*Data shown*
----
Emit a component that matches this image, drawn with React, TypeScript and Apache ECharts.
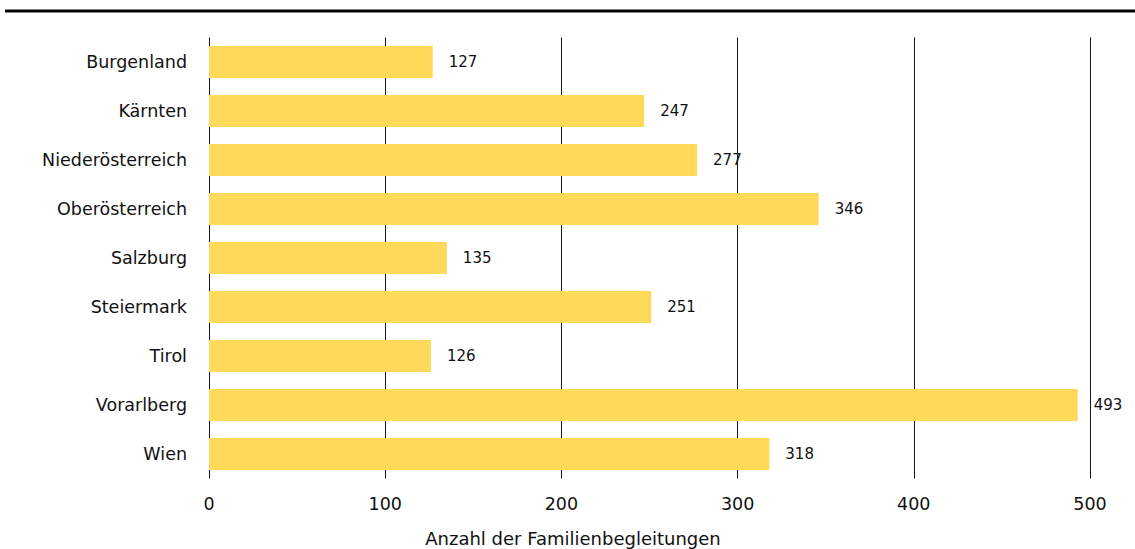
import React, { useEffect, useRef } from "react";
import * as echarts from "echarts";

const categories = [
  "Burgenland",
  "Kärnten",
  "Niederösterreich",
  "Oberösterreich",
  "Salzburg",
  "Steiermark",
  "Tirol",
  "Vorarlberg",
  "Wien",
];
const values = [127, 247, 277, 346, 135, 251, 126, 493, 318];
const axisName = "Anzahl der Familienbegleitungen";

const FONT = "DejaVu Sans";

export default function App() {
  const ref = useRef<HTMLDivElement>(null);
  useEffect(() => {
    if (!ref.current) return;
    const chart = echarts.init(ref.current, undefined, { renderer: "svg" });
    chart.setOption({
      animation: false,
      backgroundColor: "#ffffff",
      grid: { left: 209, right: 45, top: 37.5, bottom: 70.5 },
      xAxis: {
        type: "value",
        min: 0,
        max: 500,
        interval: 100,
        axisLine: { show: false },
        axisTick: { show: false },
        axisLabel: {
          color: "#111",
          fontFamily: FONT,
          fontSize: 17.5,
          margin: 16,
        },
        splitLine: { show: true, lineStyle: { color: "#111", width: 1 } },
      },
      yAxis: {
        type: "category",
        data: categories,
        inverse: true,
        axisLine: { show: false },
        axisTick: { show: false },
        axisLabel: {
          color: "#111",
          fontFamily: FONT,
          fontSize: 17.5,
          margin: 22,
          padding: [0, 0, 4, 0],
        },
      },
      graphic: [
        {
          type: "rect",
          shape: { x: 5, y: 9.5, width: 1130, height: 3 },
          style: { fill: "#000" },
        },
        {
          type: "text",
          x: 573,
          y: 538,
          style: {
            text: axisName,
            fontFamily: FONT,
            fontSize: 18,
            fill: "#111",
            textAlign: "center",
            textVerticalAlign: "middle",
          },
        },
      ],
      series: [
        {
          type: "bar",
          data: values,
          barWidth: 32,
          itemStyle: { color: "#FFD95A" },
          label: {
            show: true,
            position: "right",
            distance: 16,
            color: "#111",
            fontFamily: FONT,
            fontSize: 15,
          },
        },
      ],
    });
    return () => chart.dispose();
  }, []);
  return (
    <div
      ref={ref}
      style={{ position: "fixed", left: 0, top: 0, width: 1135, height: 549 }}
    />
  );
}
----
*Aim*
Search the data above for the string "React" and copy each line that has it.

*Final answer*
Emit a component that matches this image, drawn with React, TypeScript and Apache ECharts.
import React, { useEffect, useRef } from "react";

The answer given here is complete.